Изменить размер шрифта - +
При оценке степени достоинства того или другого поэта нельзя не брать в соображение этого обстоятельства, если хотите быть справедливыми и многосторонними в своем приговоре.

 

Все сказанное нами относится только к тем великим поэтам, которые столько же принадлежат человечеству, сколько и своему отечеству, и к которым поэтому так идет эпитет «мировых». Нельзя не быть великим поэтом, будучи мировым поэтом; но можно быть великим поэтом, не будучи мировым поэтом: эта разница не в натуре поэта, а в историческом значении его отечества. Но где жизнь, там и поэзия, а следовательно, и содержание для поэзии. Только содержание может быть истинным мерилом всякого поэта – и гениального, и просто даровитого. Следовательно, прежде чем говорить: «такой-то поэт мог бы быть великим, но погубил свое дарование», – должно, на основании содержания его поэзии, показать сперва: действительно ли его талант был велик, а потом: столько ли он был велик, чтобы, опираясь на своей силе, не мог сбиться с настоящего пути и утратить свою силу. А то говорят: «г. NN обещал много, но увлекся звоном рифмы – и из него не вышло ничего!» Но, милостивые государи! на чем же вы основываете, что он много обещал, если такие пустяки, как звон рифмы или вычурность в выражении, могли сбить его с толку? Не все ли это равно, что сказать: «такой-то господин подавал блестящие надежды быть великим полководцем; но, к сожалению, увлекшись врожденною трусостию, оставил военное поприще и решился определиться в становые приставы?» Если бы в вас было побольше эстетического такта, то – уверяем вас – вы в первых же произведениях вашей мнимо-великой будущей надежды увидели бы только звон рифм и поняли бы, что больше звонаря из него ничего никогда не выйдет!
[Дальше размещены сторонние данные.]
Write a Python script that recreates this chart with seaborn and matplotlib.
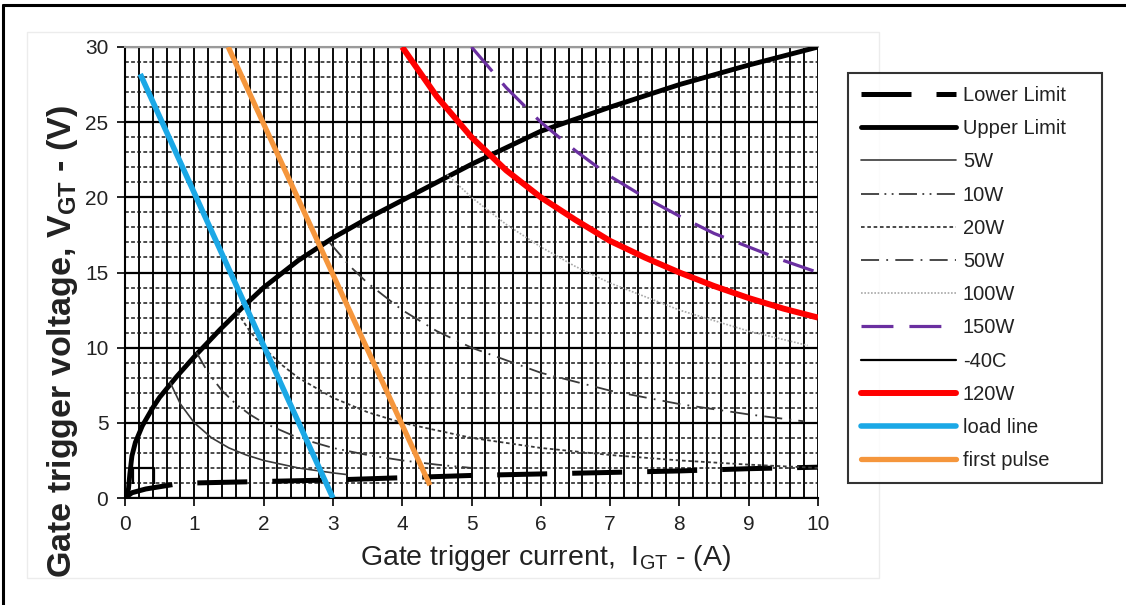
import numpy as np
import pandas as pd
import matplotlib
matplotlib.use("Agg")
import matplotlib.pyplot as plt
import seaborn as sns
from matplotlib.ticker import MultipleLocator
from matplotlib.lines import Line2D
from matplotlib.patches import Rectangle

# ---------------- data ----------------
lower_i = [0.0, 0.1, 0.3, 0.7, 1.0, 2.0, 3.0, 4.0, 5.0, 6.0, 7.0, 8.0, 9.0, 10.0]
lower_v = [0.0, 0.35, 0.6, 0.9, 1.0, 1.1, 1.2, 1.35, 1.5, 1.6, 1.7, 1.8, 1.95, 2.05]

upper_i = [0.0, 0.05, 0.07, 0.1, 0.15, 0.25, 0.4, 0.5, 0.75, 1.0, 1.37, 1.7, 2.0, 2.5,
           3.0, 3.5, 4.0, 4.5, 5.0, 5.5, 6.0, 7.0, 8.0, 9.0, 10.0]
upper_v = [0.0, 0.6, 1.6, 2.8, 3.7, 4.8, 6.0, 6.7, 8.1, 9.4, 11.2, 12.7, 14.0, 15.8,
           17.3, 18.6, 19.8, 21.0, 22.2, 23.3, 24.4, 26.0, 27.5, 28.8, 30.0]

w5_i = [0.65, 0.8, 1.0, 1.25, 1.5, 1.75, 2.0, 2.5, 3.0, 3.2]
w5_v = [7.7, 6.25, 5.0, 4.0, 3.33, 2.86, 2.5, 2.0, 1.67, 1.56]

w10_i = [1.03, 1.2, 1.4, 1.6, 1.8, 2.0, 2.5, 3.0, 3.5, 4.0, 4.5, 5.0]
w10_v = [9.7, 8.33, 7.14, 6.25, 5.56, 5.0, 4.0, 3.33, 2.86, 2.5, 2.22, 2.0]

w20_i = [1.62, 1.8, 2.0, 2.25, 2.5, 3.0, 3.5, 4.0, 5.0, 6.0, 7.0, 8.0, 9.0, 10.0]
w20_v = [12.35, 11.1, 10.0, 8.9, 8.0, 6.67, 5.71, 5.0, 4.0, 3.33, 2.86, 2.5, 2.22, 2.0]

w50_i = [2.95, 3.25, 3.5, 4.0, 4.5, 5.0, 6.0, 7.0, 8.0, 9.0, 9.8]
w50_v = [17.0, 15.4, 14.3, 12.5, 11.1, 10.0, 8.33, 7.14, 6.25, 5.56, 5.1]

w100_i = [4.65, 5.0, 5.5, 6.0, 6.5, 7.0, 8.0, 9.0, 9.85]
w100_v = [21.5, 20.0, 18.2, 16.7, 15.4, 14.3, 12.5, 11.1, 10.15]

w150_i = [5.0, 5.5, 6.0, 6.5, 7.0, 7.5, 8.0, 8.5, 9.0, 9.5, 10.0]
w150_v = [30.0, 27.3, 25.0, 23.1, 21.4, 20.0, 18.75, 17.6, 16.7, 15.8, 15.0]

m40c_i = [0.12, 0.12, 0.42, 0.42]
m40c_v = [0.9, 2.0, 2.0, 0.9]

w120_i = [4.0, 4.5, 5.0, 5.5, 6.0, 6.5, 7.0, 7.5, 8.0, 8.5, 9.0, 9.5, 10.0]
w120_v = [30.0, 26.7, 24.0, 21.8, 20.0, 18.5, 17.1, 16.0, 15.0, 14.1, 13.3, 12.6, 12.0]

load_i = [0.22, 3.0]
load_v = [28.2, 0.0]

pulse_i = [1.49, 4.4]
pulse_v = [30.0, 0.85]

x_ticks = [0, 1, 2, 3, 4, 5, 6, 7, 8, 9, 10]
y_ticks = [0, 5, 10, 15, 20, 25, 30]

# ---------------- style ----------------
sns.set_theme(style="white")
plt.rcParams["font.family"] = ["Liberation Sans", "DejaVu Sans"]
plt.rcParams["mathtext.fontset"] = "custom"
plt.rcParams["mathtext.rm"] = "Liberation Sans"
plt.rcParams["mathtext.bf"] = "Liberation Sans:bold"

W, H = 1126, 605
fig = plt.figure(figsize=(W / 100, H / 100), dpi=100)
fig.patch.set_facecolor("white")

# outer frame (left + top) and faint chart-area border
fig.add_artist(Line2D([3 / W, 3 / W], [0, 1 - 5 / H], color="black", lw=2.2, transform=fig.transFigure))
fig.add_artist(Line2D([3 / W, 1], [1 - 5 / H, 1 - 5 / H], color="black", lw=2.2, transform=fig.transFigure))
fig.add_artist(Rectangle((27 / W, 1 - 578 / H), (879 - 27) / W, (578 - 32) / H, fill=False,
                         edgecolor="#ececec", lw=1, transform=fig.transFigure))

ax = fig.add_axes([125 / W, 1 - 498 / H, (818 - 125) / W, (498 - 47) / H])
ax.set_facecolor("white")

series = [
    ("Lower Limit", lower_i, lower_v, "black", 3.6, (0, (10.0, 5.0))),
    ("Upper Limit", upper_i, upper_v, "black", 3.5, "-"),
    ("5W", w5_i, w5_v, "#3a3a3a", 1.2, "-"),
    ("10W", w10_i, w10_v, "#3a3a3a", 1.3, (0, (10, 3, 1, 3, 1, 3))),
    ("20W", w20_i, w20_v, "#3a3a3a", 1.3, (0, (2, 1.5))),
    ("50W", w50_i, w50_v, "#3a3a3a", 1.3, (0, (10, 4, 1, 4))),
    ("100W", w100_i, w100_v, "#a8a8a8", 1.2, (0, (1, 1))),
    ("150W", w150_i, w150_v, "#6a2fa0", 2.3, (0, (10, 5))),
    ("-40C", m40c_i, m40c_v, "black", 1.6, "-"),
    ("120W", w120_i, w120_v, "#ff0000", 4.3, "-"),
    ("load line", load_i, load_v, "#1ba8e6", 4.0, "-"),
    ("first pulse", pulse_i, pulse_v, "#f5963c", 3.8, "-"),
]

handles = []
for label, xi, yv, col, lw, ls in series:
    df = pd.DataFrame({"I": xi, "V": yv})
    sns.lineplot(data=df, x="I", y="V", ax=ax, sort=False, estimator=None,
                 color=col, lw=lw, linestyle=ls, legend=False, zorder=3)
    line = ax.lines[-1]
    line.set_solid_capstyle("butt")
    line.set_dash_capstyle("butt")
    handles.append(Line2D([], [], color=col, lw=lw, linestyle=ls, label=label))

# axes / grid
ax.set_xlim(0, 10)
ax.set_ylim(0, 30)
ax.set_xticks(x_ticks)
ax.set_yticks(y_ticks)
ax.xaxis.set_minor_locator(MultipleLocator(0.2))
ax.yaxis.set_minor_locator(MultipleLocator(1))
ax.set_axisbelow(True)
ax.grid(which="both", axis="x", color="black", lw=1.35)
ax.grid(which="major", axis="y", color="black", lw=1.6)
ax.grid(which="minor", axis="y", color="#1a1a1a", lw=1.1, linestyle=(0, (2.5, 1.5)))
ax.tick_params(axis="both", which="major", direction="out", length=6, width=1.2,
               color="black", labelsize=15, pad=6, labelcolor="#222222")
ax.tick_params(axis="both", which="minor", length=0)
ax.tick_params(axis="x", bottom=True)
ax.tick_params(axis="y", left=True)
for s in ["left", "bottom"]:
    ax.spines[s].set_color("black")
    ax.spines[s].set_linewidth(1.5)
ax.spines["top"].set_color("#9a9a9a")
ax.spines["top"].set_linewidth(1.5)
ax.spines["right"].set_visible(False)

ax.set_xlabel(r"Gate trigger current,  I$_{\mathrm{GT}}$ - (A)", fontsize=20.5, color="#222222")
ax.xaxis.set_label_coords((546 - 125) / 693, (498 - 543) / 451)
ax.set_ylabel(r"Gate trigger voltage, V$_{\mathbf{GT}}$ - (V)", fontsize=24.5, fontweight="bold",
              color="#222222")
ax.yaxis.set_label_coords((80 - 125) / 693, (498 - 342) / 451)

leg = fig.legend(handles=handles, loc="upper left",
                 bbox_to_anchor=(848 / W, 1 - 488 / H, (1102 - 848) / W, (488 - 73) / H),
                 mode="expand", frameon=True, fancybox=False, edgecolor="black",
                 handlelength=4.7, handletextpad=0.35, labelspacing=0.705, borderpad=0.65,
                 borderaxespad=0, prop={"family": "Liberation Sans", "size": 14.5})
leg.get_frame().set_linewidth(1.5)
for t in leg.get_texts():
    t.set_color("#222222")

fig.savefig("out.png", dpi=100)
Странно было бы назвать Лермонтова великим поэтом за две написанные им книжки; но о нем все говорят, как о великом поэте, ибо в этих двух книжках он дал залог своего будущего великого развития, – и никому, кроме людей, которые в искусстве ничего не смыслят, – никому не придет в голову сказать, что Лермонтов мог бы со временем погубить свой талант, увлекшись звоном рифмы или вычурностию фразы. Такие таланты обессиливают себя не подобными пустяками, а разве тем, что, отрываясь от современных интересов, предаются созерцательному отчуждению от живой действительности и засыпают в поэтическом аскетизме или живут жизнию прошедшего, холодные к современному, которое в свою очередь равнодушно к их запоздалым интересам.

 

Как бы то ни было, но если и для великих талантов возможно свое падение, тем более возможно оно для дарований второстепенных. Но и в отношении к ним мы все-таки разумеем не «рифменный звон» и не «вычурную фразу», которыми способны увлекаться только дарования внешние, лишенные внутренней самостоятельной силы, чуждые всякого содержания. Гладкий и звучный стих, вне содержания, обнаруживает только способность к форме поэтической: в отношении к истинной поэзии он то же самое, что риторика в отношении к истинному красноречию. Чтоб стих был поэтический, не только мало гладкости и звучности, но недостаточно и одного чувства: нужна мысль, которая и составляет истинное содержание всякой поэзии. Эта мысль дает себя чувствовать в поэзии, как известный взгляд на известную сторону жизни, как начало (principe), которым вдохновляются и живут творения поэта. Каждый век и каждое время питает свою думу о жизни, стремится к своим целям, и источником всех своих побуждений имеет единое начало, – и чем поэт выше, тем более выражается в нем эта дума его времени. Всякое истинное содержание отличается жизненностию, вследствие которой оно движется вперед, развивается, а не стоит, оцепенелое, на одном месте или, подобно попугаю, не повторяет вечно одного и того же, и притом одними и теми же словами. Вот почему истинные поэты постепенно, с течением времени, становятся глубже и совершеннее в своих творениях; и вот почему творения истинных поэтов располагаются умными издателями не по родам, а в хронологическом порядке, сообразно с временем появления на свет каждого из них.